De profundis per Alitalia?

Per l’ennesima volta Alitalia è ad un passo dal portare i libri in tribunale…

Ripetutamente salvata da capitani coraggiosi o boiardi di Stato, ripetutamente gettata e poi strappata dalle braccia di eroici salvatori stranieri – l’ultimo della serie, l’Etihad, entusisticamente celebrato da quel grande premier che è stato Matteo Renzi – si trova di nuovo davanti al baratro.

E con lei la dignità di una classe dirigente italiana corrotta, incapace e rapace.

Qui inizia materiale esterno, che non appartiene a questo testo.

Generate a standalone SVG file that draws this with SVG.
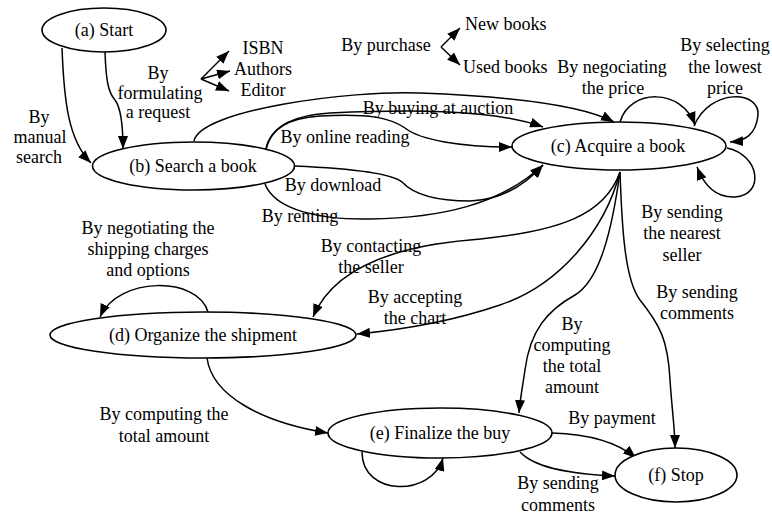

Dove erano questi signori, che progettavano piani industriali fumosi ma incassavano bonus e buonuscite milionarie quando compagnie low cost come Ryanair, Airberlin, Wind Jet, EasyJet riuscivano a sfilare le tratte più remunerative ad Alitalia – facendo anche profitti?

Il De profundis della compagnia è stato intonato nell’assordante silenzio del suo management che non poteva non sapere.

Quanto a me, personalmente non posso dire di essere sorpreso da questo ennesimo episodio della saga; il mio rapporto con Alitalia è stato pessimo fin dall’inizio. 

Percorrendo la tratta Los Angeles-Roma tre o quattro volte all’anno per diversi anni, ben presto ho preferito utilizzare altre compagnie, persino con l’onere di uno scalo piuttosto che volare Alitalia con un volo diretto.

Tanta era la mancanza di organizzazione, la boria del personale, la condizione degli aerei, la roulette russa dell’arrivo del bagaglio a destinazione, che da un certo momento in poi ho giurato a me stesso che mai più sarei salito su in aereo Alitalia, e così ho fatto.

È evidente che in un mercato competitivo il passeggero si orienta verso le compagnie che gli danno un servizio professionale ed efficiente.

E quello di Alitalia non lo è più da decenni.

Incapacità gestionale e rapacità manageriale da un lato e mancanza di professionalità dall’altro; ci stupiamo allora che le cose siano andate così?